There's an Ab for That As a Certain Someone in our office who has selfishly lost 16 pounds over the last few months simply by using the free Lose It iPhone app can attest, knowing exactly how many calories there are in that can help a girl decide whether or not to savagely stuff it in her craw and rapidly gulp it down. This Certain Someone—who really should think of others by eating much more than her iPhone currently allows—says that knowing the calorie count of everything and her own daily limit is like being given a fresh wad of cash every day. "I just decide how to spend it," she says, the hollows of her cheeks mimicking the mandibular ways of runway models.

Ranging from free to not-so-much, iPhone does indeed have apps for everything from managing kettle balls to practicing yoga available at that online store of theirs. Not for the iPhone but recommended by the ACE are the tracking items GoWear Fit and Fitbit. Our Certain Someone could probably recommend them, too, if she weren't so weakened by selfishly maintaining her ideal healthy weight while making it seem so easy . . .

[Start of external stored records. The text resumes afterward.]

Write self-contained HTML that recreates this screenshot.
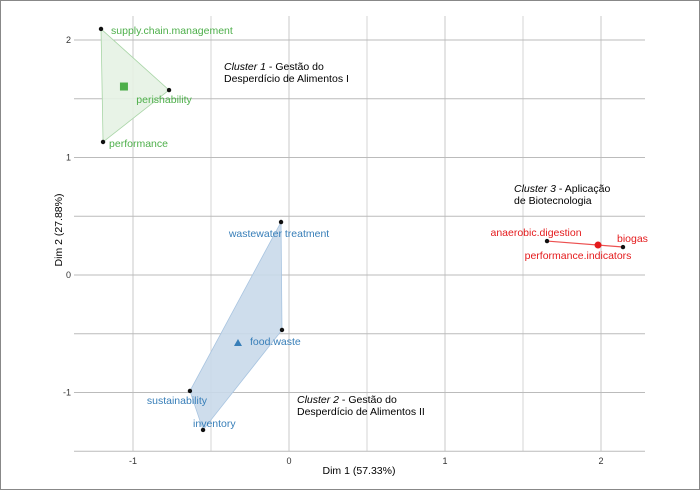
<!DOCTYPE html>
<html><head><meta charset="utf-8"><style>
body{margin:0;background:#fff}
svg{display:block;font-family:"Liberation Sans",sans-serif}
</style></head><body>
<svg id="c" width="700" height="490">
<rect x="0.5" y="0.5" width="699" height="489" fill="#fff" stroke="#888"/>
<g id="grid"></g><g id="hulls"></g><g id="pts"></g>
<text x="359" y="474" font-size="10.5" text-anchor="middle">Dim 1 (57.33%)</text>
<text transform="translate(62,230) rotate(-90)" font-size="10.5" text-anchor="middle">Dim 2 (27.88%)</text>
<text x="224" y="70" font-size="10.5"><tspan font-style="italic">Cluster 1</tspan> - Gestão do<tspan x="224" dy="12">Desperdício de Alimentos I</tspan></text>
<text x="297" y="403" font-size="10.5"><tspan font-style="italic">Cluster 2</tspan> - Gestão do<tspan x="297" dy="12">Desperdício de Alimentos II</tspan></text>
<text x="514" y="192" font-size="10.5"><tspan font-style="italic">Cluster 3</tspan> - Aplicação<tspan x="514" dy="12">de Biotecnologia</tspan></text>
</svg>
<script>
const xTicks=[-1,0,1,2];
const yTicks=[-1,0,1,2];
const names=["supply.chain.management","perishability","performance","wastewater treatment","food.waste","sustainability","inventory","anaerobic.digestion","biogas"];
const xs=[-1.205,-0.769,-1.192,-0.051,-0.045,-0.635,-0.551,1.654,2.141];
const ys=[2.094,1.574,1.132,0.451,-0.468,-0.987,-1.319,0.289,0.238];
const clusters=[1,1,1,2,2,2,2,3,3];
const centX=[-1.058,-0.327,1.981];
const centY=[1.604,-0.579,0.255];
const X=v=>289+v*156, Y=v=>275-v*117.5;
const NS="http://www.w3.org/2000/svg";
function mk(p,t,a){const e=document.createElementNS(NS,t);for(const k in a)e.setAttribute(k,a[k]);p.appendChild(e);return e;}
const g=document.getElementById('grid');
for(let v=-1.5;v<=2.5;v+=0.5){const x=X(v);if(x<74||x>645)continue;
 const l=mk(g,'line',{x1:x,x2:x,y1:16,y2:451,stroke:'#d8d8d8','stroke-width':v%1===0?1.4:1.1});
 
 }
for(let v=-1.5;v<=2.5;v+=0.5){const y=Y(v);if(y<16||y>452)continue;
 const l=mk(g,'line',{x1:74,x2:645,y1:y,y2:y,stroke:'#bbb','stroke-width':1});
 
 }
xTicks.forEach(v=>{const t=mk(g,'text',{x:X(v),y:464,'font-size':9,'text-anchor':'middle',fill:'#333'});t.textContent=v;
 
 });
yTicks.forEach(v=>{const t=mk(g,'text',{x:71,y:Y(v)+3,'font-size':9,'text-anchor':'end',fill:'#333'});t.textContent=v;
 
 });
function hull(P){P=P.slice().sort((a,b)=>a[0]-b[0]||a[1]-b[1]);const cr=(o,a,b)=>(a[0]-o[0])*(b[1]-o[1])-(a[1]-o[1])*(b[0]-o[0]);
 const lo=[],up=[];for(const p of P){while(lo.length>=2&&cr(lo[lo.length-2],lo[lo.length-1],p)<=0)lo.pop();lo.push(p);}
 for(const p of P.slice().reverse()){while(up.length>=2&&cr(up[up.length-2],up[up.length-1],p)<=0)up.pop();up.push(p);}
 return lo.slice(0,-1).concat(up.slice(0,-1));}
const cols={1:['#4daf4a','#e5f2e4','#a8d5a6'],2:['#377eb8','#c9d9ea','#a8c4e0'],3:['#e41a1c','#fbd','#f07878']};
const hg=document.getElementById('hulls'),pg=document.getElementById('pts');
[1,2,3].forEach(c=>{const P=[];xs.forEach((x,i)=>{if(clusters[i]===c)P.push([X(x),Y(ys[i])]);});
 const h=hull(P);
 const e=mk(hg,'polygon',{points:h.map(p=>p.join(',')).join(' '),fill:c===3?'none':cols[c][1],stroke:cols[c][2],'stroke-width':c===3?1.2:0.8,'fill-opacity':c===3?0:0.9});
 if(c===3)e.setAttribute('stroke','#ec5050');
 
 });
const lbl=[[10,5,'start'],[-5,13,'middle'],[6,5,'start'],[-2,15,'middle'],[-32,15,'start'],[-13,13,'middle'],[-10,-3,'start'],[-11,-5,'middle'],[-6,-5,'start']];
xs.forEach((x,i)=>{const cx=X(x),cy=Y(ys[i]);
 const d=mk(pg,'circle',{cx,cy,r:2.2,fill:'#111'});
 
 
 const o=lbl[i];const t=mk(pg,'text',{x:cx+o[0],y:cy+o[1],'font-size':10.5,'text-anchor':o[2],fill:cols[clusters[i]][0]});t.textContent=names[i];
 
 });
{const cx=X(centX[0]),cy=Y(centY[0]);const e=mk(pg,'rect',{x:cx-4,y:cy-4,width:8,height:8,fill:'#4daf4a'});
 
 }
{const cx=X(centX[1]),cy=Y(centY[1]);const e=mk(pg,'polygon',{points:`${cx},${cy-4} ${cx-4},${cy+3} ${cx+4},${cy+3}`,fill:'#377eb8'});
 
 }
{const cx=X(centX[2]),cy=Y(centY[2]);const e=mk(pg,'circle',{cx,cy,r:3.5,fill:'#e41a1c'});
 
 
 const t=mk(pg,'text',{x:cx-20,y:cy+14,'font-size':10.5,'text-anchor':'middle',fill:'#e41a1c'});t.textContent='performance.indicators';
 
 }
</script>
</body></html>
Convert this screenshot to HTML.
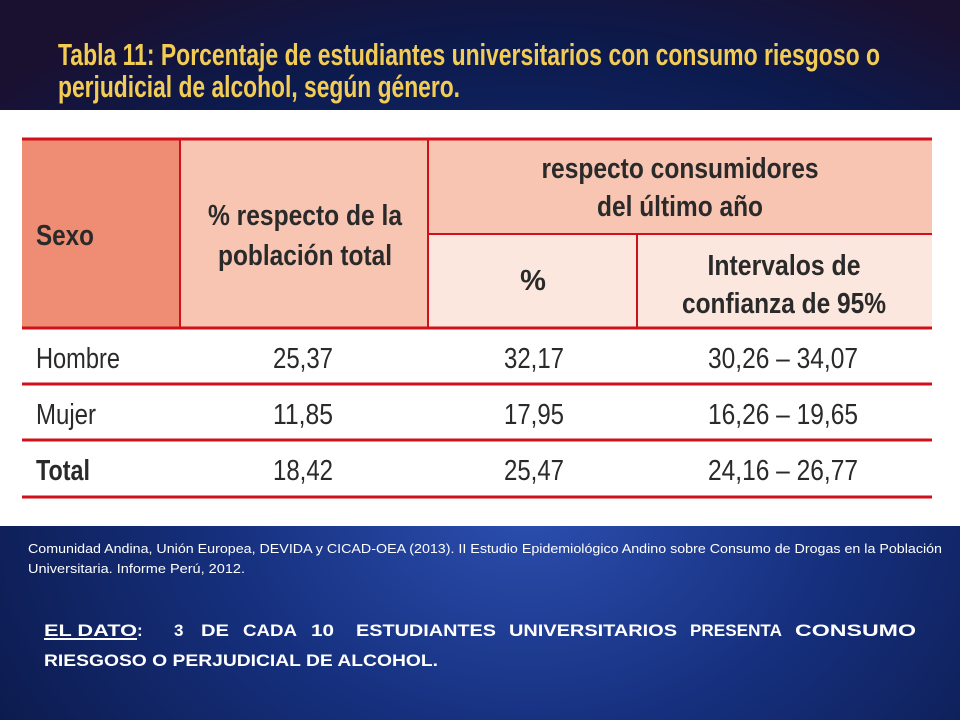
<!DOCTYPE html>
<html><head><meta charset="utf-8"><style>
html,body{margin:0;padding:0;width:960px;height:720px;overflow:hidden}
body{background:#0c1a4e;font-family:"Liberation Sans",sans-serif}
svg{position:absolute;left:0;top:0}
</style></head><body>
<svg width="960" height="720">
<defs><radialGradient id="bg" cx="0.55" cy="0.7" r="0.8"><stop offset="0" stop-color="#2c4fb0"/><stop offset="0.4" stop-color="#16307e"/><stop offset="0.8" stop-color="#0c1a4c"/><stop offset="1" stop-color="#1a1030"/></radialGradient></defs>
<rect width="960" height="720" fill="url(#bg)"/>
<g fill="#f2cc55" font-family="Liberation Sans Narrow, Liberation Sans, sans-serif" font-size="31" font-weight="bold">
<text x="58" y="65" textLength="822" lengthAdjust="spacingAndGlyphs">Tabla 11: Porcentaje de estudiantes  universitarios con consumo riesgoso o</text>
<text x="58" y="97" textLength="402" lengthAdjust="spacingAndGlyphs">perjudicial de alcohol, según género.</text>
</g>
<rect x="0" y="110" width="960" height="416" fill="#ffffff"/>
<g>
<rect x="22" y="139" width="158" height="189" fill="#ee8d73"/>
<rect x="180" y="139" width="248" height="189" fill="#f7c5b1"/>
<rect x="428" y="139" width="504" height="95" fill="#f7c5b1"/>
<rect x="428" y="234" width="504" height="94" fill="#fbe7dd"/>
<g stroke="#d0101a" stroke-width="3">
<line x1="22" y1="139" x2="932" y2="139"/>
<line x1="22" y1="328" x2="932" y2="328"/>
<line x1="428" y1="234" x2="932" y2="234" stroke-width="2"/>
<line x1="180" y1="139" x2="180" y2="328" stroke-width="2"/>
<line x1="428" y1="139" x2="428" y2="328" stroke-width="2"/>
<line x1="637" y1="234" x2="637" y2="328" stroke-width="2"/>
<line x1="22" y1="384" x2="932" y2="384"/>
<line x1="22" y1="440" x2="932" y2="440"/>
<line x1="22" y1="497" x2="932" y2="497"/>
</g>
<g fill="#2a2a2a" font-family="Liberation Sans Narrow, Liberation Sans, sans-serif" font-size="29" font-weight="bold" text-anchor="middle">
<text x="36" y="245" text-anchor="start" textLength="58" lengthAdjust="spacingAndGlyphs">Sexo</text>
<text x="305" y="225" textLength="194" lengthAdjust="spacingAndGlyphs">% respecto de la</text>
<text x="305" y="265" textLength="174" lengthAdjust="spacingAndGlyphs">población total</text>
<text x="680" y="178" textLength="277" lengthAdjust="spacingAndGlyphs">respecto consumidores</text>
<text x="680" y="216" textLength="166" lengthAdjust="spacingAndGlyphs">del último año</text>
<text x="533" y="290">%</text>
<text x="784" y="275" textLength="153" lengthAdjust="spacingAndGlyphs">Intervalos de</text>
<text x="784" y="313" textLength="204" lengthAdjust="spacingAndGlyphs">confianza de 95%</text>
</g>
<g fill="#2a2a2a" font-family="Liberation Sans Narrow, Liberation Sans, sans-serif" font-size="29" text-anchor="middle">
<text x="36" y="368" text-anchor="start" textLength="84" lengthAdjust="spacingAndGlyphs">Hombre</text>
<text x="303" y="368" textLength="60" lengthAdjust="spacingAndGlyphs">25,37</text>
<text x="534" y="368" textLength="60" lengthAdjust="spacingAndGlyphs">32,17</text>
<text x="783" y="368" textLength="150" lengthAdjust="spacingAndGlyphs">30,26 – 34,07</text>
<text x="36" y="424" text-anchor="start" textLength="60" lengthAdjust="spacingAndGlyphs">Mujer</text>
<text x="303" y="424" textLength="60" lengthAdjust="spacingAndGlyphs">11,85</text>
<text x="534" y="424" textLength="60" lengthAdjust="spacingAndGlyphs">17,95</text>
<text x="783" y="424" textLength="150" lengthAdjust="spacingAndGlyphs">16,26 – 19,65</text>
<text x="36" y="480" text-anchor="start" font-weight="bold" textLength="54" lengthAdjust="spacingAndGlyphs">Total</text>
<text x="303" y="480" textLength="60" lengthAdjust="spacingAndGlyphs">18,42</text>
<text x="534" y="480" textLength="60" lengthAdjust="spacingAndGlyphs">25,47</text>
<text x="783" y="480" textLength="150" lengthAdjust="spacingAndGlyphs">24,16 – 26,77</text>
</g>
</g>
<g fill="#ffffff" font-size="12.5">
<text x="28" y="553" textLength="914" lengthAdjust="spacingAndGlyphs">Comunidad Andina, Unión Europea, DEVIDA y CICAD-OEA (2013). II Estudio Epidemiológico Andino sobre Consumo de Drogas en la Población</text>
<text x="28" y="573" textLength="217" lengthAdjust="spacingAndGlyphs">Universitaria. Informe Perú, 2012.</text>
</g>
<g fill="#ffffff" font-size="17" font-weight="bold">
<text x="44" y="636" textLength="93" lengthAdjust="spacingAndGlyphs">EL DATO</text>
<text x="137" y="636">:</text>
<rect x="44" y="638" width="93" height="2" fill="#ffffff"/>
<text x="174" y="636">3</text>
<text x="201" y="636" textLength="28" lengthAdjust="spacingAndGlyphs">DE</text>
<text x="243" y="636" textLength="54" lengthAdjust="spacingAndGlyphs">CADA</text>
<text x="311" y="636" textLength="23" lengthAdjust="spacingAndGlyphs">10</text>
<text x="356" y="636" textLength="140" lengthAdjust="spacingAndGlyphs">ESTUDIANTES</text>
<text x="509" y="636" textLength="168" lengthAdjust="spacingAndGlyphs">UNIVERSITARIOS</text>
<text x="690" y="636" textLength="92" lengthAdjust="spacingAndGlyphs">PRESENTA</text>
<text x="795" y="636" textLength="121" lengthAdjust="spacingAndGlyphs">CONSUMO</text>
<text x="44" y="666" textLength="394" lengthAdjust="spacingAndGlyphs">RIESGOSO O PERJUDICIAL DE ALCOHOL.</text>
</g>
</svg>
</body></html>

Speaking of those darned exotic exercises, the mash-up is in, particularly when it comes to the core. Witness piloxing, a combination of pilates and boxing. According to the exhausted young reporter that the Times of London sent to the gym to try this stuff out, such cross-training was designed to create "an army of sleek, sexy, powerful women" who can high-kick an intruder in the face while maintaining a healthy and engaged lower back and strengthening their Kegels.

Then there's TenPilates, a caffeinated hep-up that results in an aerobic high somehow achieved while prone on those torture sleighs known as "reformer beds." Spin-Lates has participants jumping from the stationary bike after 30 minutes of sprints and uphill climbs directly to the unstable playground of the proformer machine for half an hour of ungainly gravity-sucking stretches that cause muscles to freak out as they scramble to stabilize. Eeeevil . . .

And finally, the hot new exercise that we're not going to try because it's only been introduced in 21 cosmopolitan cities around the world (think Sydney and Manhattan, not American Canyon and Cloverdale) is Jukari. Developed by Reebok and Cirque du Soleil, Jukari not surprisingly requires lots of coolio Reebok-branded equipment and special sleek Reebok-branded clothing and could probably benefit from a new pair of Reebok-inscribed tennies but essentially can be done by anyone with a rope and a pair of sweats.

A group workout, Jukari has participants swinging en masse on trapeze as well as doing standing pushups and other more traditional moves transposed upright. It looks suspiciously easy to hoist oneself up on a bar and fly across the room with Reeboked knees held high, but if our fitness routines have taught us even one single thing it's that nothing, not even plain old playing, is as easy as it looks.